Remember that pictures of ‘manliness’ or what’s ‘ladylike’ are simply constructions, which change over time. My grandmother’s life looked very different from my own. She was highly intellectual and she wore white gloves and carried an elegant purse at all times. By contrast, I run a business, live on a farm and I wear what pleases me. But in some ways we are similar because for much of our lives we both attempted to prove ourselves among men with overuse of the masculine energy.
Change begins within. When we bring awareness to the notions that influence our behavior and hold us back, can allow our prana to flow naturally.
And the best way to increase our awareness is to get in touch with our spirit, that eternal aspect of our being that knows that all is well.
Because we live in a society that places high value on masculine energy, like assertiveness and action, for many of us connecting with our spirit means cultivating our divine feminine through inward practices conducted in a sattvic manner, like pranayama and meditation.

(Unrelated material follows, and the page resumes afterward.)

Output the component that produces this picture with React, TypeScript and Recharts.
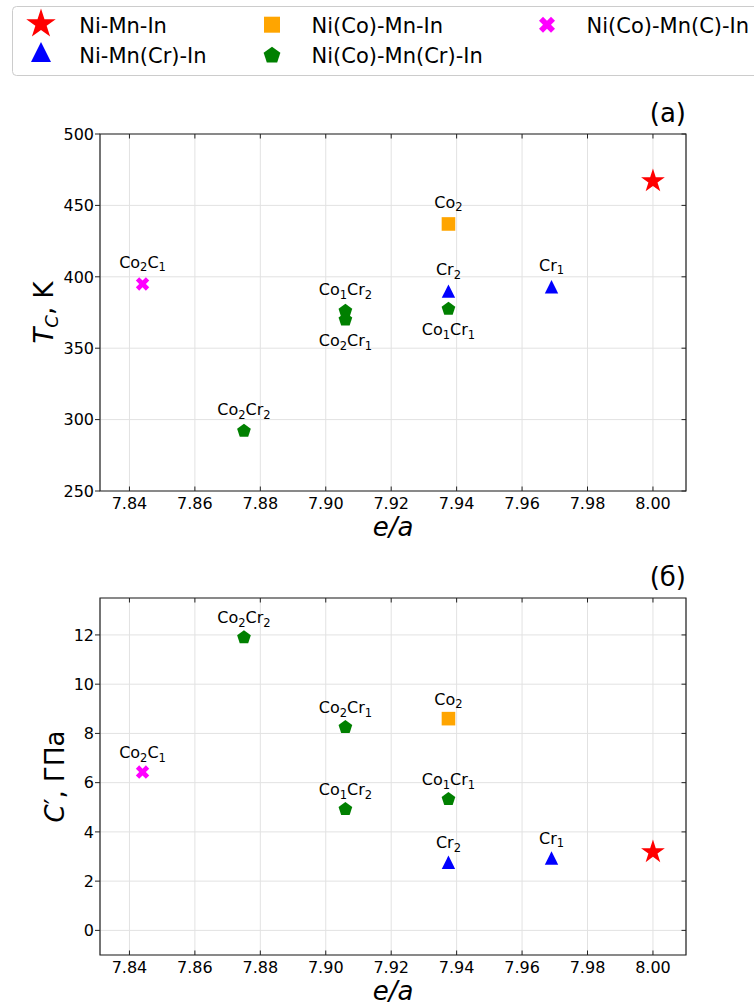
import { CartesianGrid, ReferenceArea, Scatter, ScatterChart, XAxis, YAxis } from "recharts"

// ---- data ----
const eaTicks = [7.84, 7.86, 7.88, 7.9, 7.92, 7.94, 7.96, 7.98, 8.0]
const tcTicks = [250, 300, 350, 400, 450, 500]
const cTicks = [0, 2, 4, 6, 8, 10, 12]

const niMnInEa = [8.0]
const niMnInTc = [467]
const niMnInC = [3.18]
const niMnInLabels = [""]

const niMnCrInEa = [7.969, 7.9375]
const niMnCrInTc = [393, 390]
const niMnCrInC = [2.94, 2.77]
const niMnCrInLabels = ["Cr1", "Cr2"]

const niCoMnInEa = [7.9375]
const niCoMnInTc = [437]
const niCoMnInC = [8.6]
const niCoMnInLabels = ["Co2"]

const niCoMnCrInEa = [7.906, 7.906, 7.9375, 7.875]
const niCoMnCrInTc = [376, 370, 377.5, 292]
const niCoMnCrInC = [4.92, 8.25, 5.33, 11.9]
const niCoMnCrInLabels = ["Co1Cr2", "Co2Cr1", "Co1Cr1", "Co2Cr2"]

const niCoMnCInEa = [7.844]
const niCoMnCInTc = [395]
const niCoMnCInC = [6.43]
const niCoMnCInLabels = ["Co2C1"]

// labels drawn under the marker in panel (a)
const tcLabelsBelow = ["Co2Cr1", "Co1Cr1"]

// ---- layout ----
const FONT = "DejaVu Sans"
const AXIS = "#222"
const W = 754
const CH = 459
const M = { top: 50, right: 68, bottom: 2, left: 0 }
const Y_W = 100
const X_H = 50
const PW = W - M.left - M.right - Y_W
const PH = CH - M.top - M.bottom - X_H
const TICK = 4.5
const EA_DOMAIN: [number, number] = [7.831, 8.0101]

type Kind = "star" | "triangle" | "square" | "pentagon" | "x"

const series = [
  { name: "Ni-Mn-In", kind: "star" as Kind, color: "#ff0000", ea: niMnInEa, tc: niMnInTc, c: niMnInC, labels: niMnInLabels },
  { name: "Ni-Mn(Cr)-In", kind: "triangle" as Kind, color: "#0000ff", ea: niMnCrInEa, tc: niMnCrInTc, c: niMnCrInC, labels: niMnCrInLabels },
  { name: "Ni(Co)-Mn-In", kind: "square" as Kind, color: "#ffa500", ea: niCoMnInEa, tc: niCoMnInTc, c: niCoMnInC, labels: niCoMnInLabels },
  { name: "Ni(Co)-Mn(Cr)-In", kind: "pentagon" as Kind, color: "#008000", ea: niCoMnCrInEa, tc: niCoMnCrInTc, c: niCoMnCrInC, labels: niCoMnCrInLabels },
  { name: "Ni(Co)-Mn(C)-In", kind: "x" as Kind, color: "#ff00ff", ea: niCoMnCInEa, tc: niCoMnCInTc, c: niCoMnCInC, labels: niCoMnCInLabels },
]

const plotSize: Record<Kind, number> = { star: 12.5, triangle: 6.7, square: 6.8, pentagon: 7.2, x: 6.7 }

function polygon(pts: number[][]) {
  return "M" + pts.map((p) => p[0].toFixed(2) + "," + p[1].toFixed(2)).join("L") + "Z"
}

function markerPath(kind: Kind, cx: number, cy: number, s: number) {
  if (kind === "star") {
    const pts = []
    for (let i = 0; i < 10; i++) {
      const r = i % 2 === 0 ? s : s * 0.382
      const a = -Math.PI / 2 + (i * Math.PI) / 5
      pts.push([cx + r * Math.cos(a), cy + r * Math.sin(a)])
    }
    return polygon(pts)
  }
  if (kind === "pentagon") {
    const pts = []
    for (let i = 0; i < 5; i++) {
      const a = -Math.PI / 2 + (i * 2 * Math.PI) / 5
      pts.push([cx + s * Math.cos(a), cy + s * Math.sin(a)])
    }
    return polygon(pts)
  }
  if (kind === "triangle") {
    return polygon([[cx, cy - s], [cx + s, cy + s], [cx - s, cy + s]])
  }
  if (kind === "square") {
    return polygon([[cx - s, cy - s], [cx + s, cy - s], [cx + s, cy + s], [cx - s, cy + s]])
  }
  // filled X
  const t = 1 / 3
  const plus = [[t, 1], [t, t], [1, t], [1, -t], [t, -t], [t, -1], [-t, -1], [-t, -t], [-1, -t], [-1, t], [-t, t], [-t, 1]]
  const k = s / 0.943
  return polygon(plus.map(([x, y]) => [cx + (k * (x - y)) / Math.SQRT2, cy + (k * (x + y)) / Math.SQRT2]))
}

// "Co2Cr1" -> Co₂Cr₁ drawn with tspans
function SubText({ x, y, text }: { x: number; y: number; text: string }) {
  const parts = text.match(/[0-9]+|[^0-9]+/g) || []
  let shifted = false
  return (
    <text x={x} y={y} textAnchor="middle" fontSize={16} fontFamily={FONT} fill="#000">
      {parts.map((p, i) => {
        const isSub = /[0-9]/.test(p)
        let dy = 0
        if (isSub && !shifted) { dy = 3.5; shifted = true }
        else if (!isSub && shifted) { dy = -3.5; shifted = false }
        return (
          <tspan key={i} dy={dy} fontSize={isSub ? 11.5 : 16}>
            {p}
          </tspan>
        )
      })}
    </text>
  )
}

function makeShape(kind: Kind, color: string, below: string[], up: number) {
  return (props: any) => {
    const { cx, cy, payload } = props
    if (cx == null || cy == null) return <g />
    const label: string = payload?.label || ""
    const isBelow = below.includes(label)
    return (
      <g>
        <path d={markerPath(kind, cx, cy, plotSize[kind])} fill={color} />
        {label && <SubText x={cx} y={isBelow ? cy + 26.5 : cy - up} text={label} />}
      </g>
    )
  }
}

// bottom + top ticks point inward
function EaTick(props: any) {
  const { x, y, payload } = props
  return (
    <g>
      <line x1={x} x2={x} y1={y} y2={y - TICK} stroke={AXIS} />
      <line x1={x} x2={x} y1={y - PH} y2={y - PH + TICK} stroke={AXIS} />
      <text x={x} y={y + 17.5} textAnchor="middle" fontSize={16} fontFamily={FONT} fill="#000">
        {Number(payload.value).toFixed(2)}
      </text>
    </g>
  )
}

// left ticks outward, right ticks inward
function ValueTick(props: any) {
  const { x, y, payload } = props
  return (
    <g>
      <line x1={x - 5} x2={x} y1={y} y2={y} stroke={AXIS} />
      <line x1={x + PW - TICK} x2={x + PW} y1={y} y2={y} stroke={AXIS} />
      <text x={x - 6} y={y + 5.8} textAnchor="end" fontSize={16} fontFamily={FONT} fill="#000">
        {payload.value}
      </text>
    </g>
  )
}

function EaLabel(p: any) {
  const vb = p.viewBox
  return (
    <text x={vb.x + vb.width / 2} y={vb.y + 44.7} textAnchor="middle" fontSize={26} fontFamily={FONT} fontStyle="italic" fill="#000">
      e/a
    </text>
  )
}

type PanelProps = {
  field: "tc" | "c"
  domain: [number, number]
  ticks: number[]
  title: string
  yLabel: (vb: any) => any
  below: string[]
  up: number
}

function Panel({ field, domain, ticks, title, yLabel, below, up }: PanelProps) {
  return (
    <ScatterChart width={W} height={CH} margin={M}>
      <CartesianGrid stroke="#e2e2e2" />
      <XAxis
        type="number"
        dataKey="ea"
        domain={EA_DOMAIN}
        ticks={eaTicks}
        interval={0}
        height={X_H}
        axisLine={false}
        tickLine={false}
        tickSize={0}
        tickMargin={0}
        tick={EaTick}
        label={EaLabel}
      />
      <YAxis
        type="number"
        dataKey="v"
        domain={domain}
        ticks={ticks}
        interval={0}
        width={Y_W}
        axisLine={false}
        tickLine={false}
        tickSize={0}
        tickMargin={0}
        tick={ValueTick}
        label={(p: any) => yLabel(p.viewBox)}
      />
      <ReferenceArea
        x1={EA_DOMAIN[0]}
        x2={EA_DOMAIN[1]}
        y1={domain[0]}
        y2={domain[1]}
        fill="none"
        fillOpacity={0}
        stroke={AXIS}
        strokeWidth={1.2}
        label={(p: any) => (
          <text x={p.viewBox.x + p.viewBox.width} y={p.viewBox.y - 12.5} textAnchor="end" fontSize={26} fontFamily={FONT} fill="#000">
            {title}
          </text>
        )}
      />
      {series.map((s) => (
        <Scatter
          key={s.name}
          name={s.name}
          data={s.ea.map((ea, i) => ({ ea, v: s[field][i], label: s.labels[i] }))}
          fill={s.color}
          shape={makeShape(s.kind, s.color, below, up)}
          isAnimationActive={false}
        />
      ))}
    </ScatterChart>
  )
}

const legendItems = [
  { i: 0, cx: 41, cy: 24, size: 15.5, tx: 79.3, ty: 32.5 },
  { i: 1, cx: 41, cy: 52, size: 10, tx: 79.3, ty: 62.5 },
  { i: 2, cx: 272, cy: 24.7, size: 8, tx: 311.5, ty: 32.5 },
  { i: 3, cx: 272, cy: 55.5, size: 8.8, tx: 311.5, ty: 62.5 },
  { i: 4, cx: 547, cy: 24.7, size: 8, tx: 586.5, ty: 32.5 },
]

function LegendBox() {
  return (
    <svg width={W} height={80} style={{ position: "absolute", left: 0, top: 0 }}>
      <rect x={12.5} y={6.5} width={780} height={69} rx={4} fill="#fff" stroke="#cccccc" />
      {legendItems.map((it) => {
        const s = series[it.i]
        return (
          <g key={s.name}>
            <path d={markerPath(s.kind, it.cx, it.cy, it.size)} fill={s.color} />
            <text x={it.tx} y={it.ty} fontSize={21} fontFamily={FONT} fill="#000">
              {s.name}
            </text>
          </g>
        )
      })}
    </svg>
  )
}

export default function App() {
  return (
    <div style={{ position: "absolute", left: 0, top: 0, width: W, height: 1007, background: "#fff", fontFamily: FONT, overflow: "hidden" }}>
      <LegendBox />
      <div style={{ position: "absolute", left: 0, top: 84 }}>
        <Panel
          field="tc"
          domain={[250, 500]}
          ticks={tcTicks}
          title="(a)"
          below={tcLabelsBelow}
          up={16}
          yLabel={(vb) => {
            const x = vb.x + 53
            const y = vb.y + vb.height / 2
            return (
              <text x={x} y={y} transform={`rotate(-90, ${x}, ${y})`} textAnchor="middle" fontSize={26} fontFamily={FONT} fill="#000">
                <tspan fontStyle="italic">T</tspan>
                <tspan fontStyle="italic" fontSize={18} dy={5}>C</tspan>
                <tspan dy={-5}>, K</tspan>
              </text>
            )
          }}
        />
      </div>
      <div style={{ position: "absolute", left: 0, top: 548 }}>
        <Panel
          field="c"
          domain={[-1, 13.5]}
          ticks={cTicks}
          title="(б)"
          below={[]}
          up={14}
          yLabel={(vb) => {
            const x = vb.x + 64
            const y = vb.y + vb.height / 2
            return (
              <text x={x} y={y} transform={`rotate(-90, ${x}, ${y})`} textAnchor="middle" fontSize={26} fontFamily={FONT} fill="#000">
                <tspan fontStyle="italic">C</tspan>
                <tspan>′, ГПа</tspan>
              </text>
            )
          }}
        />
      </div>
    </div>
  )
}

These practices not only increase our peace of mind but expand our view of ourselves and all of life.
A powerful method for finding a balance between our divine masculine and divine feminine aspects is a pranayama technique called nadi shodhana. In this practice we purify and balance the ida and pingala nadis, the energetic channels that run from the base of the spine to the tip of each nostril. Feminine ida connects to the left nostril, and manages the subtle energy of the left body. The pingala nadi comprises the right side of our energetic body and terminates in the right nostril.
The nadi shodhana technique involves exhaling and inhaling through one nostril, and then the same out the other, and continuing back and forth in this manner at a slow, even pace. When practiced regularly in a sattvic manner, nadi shodhana brings the energetic flow of ida and pingala into harmony, and moves prana up and down the spine evenly. This creates balance in the mind and in the body and establishes optimal metabolism.
Like any pranayama, nadi shodhana helps us to develop an awareness of our breath and of our prana. With this awareness we can come to know ourselves more. We can see which situations result in a constriction of breath, or notice when parts of our body feel uncomfortable or stuck because prana is not flowing properly. We can also understand how often we’re relying on our masculine or our feminine energy as we observe our nostrils. At some points in the day, the breath will flow more easily through the left nostril, and others, through the right nostril. A nostril that consistently has greater airflow indicates a possible energetic imbalance.
For a step-by-step guide to nadi shodhana, check out this post. Give it a go! Consider the practice an opportunity to get to know yourself a little more. Then observe your breath throughout the day. Observe the qualities that you’re embodying and seek balance and moderation in all things. Then life truly begins to open up.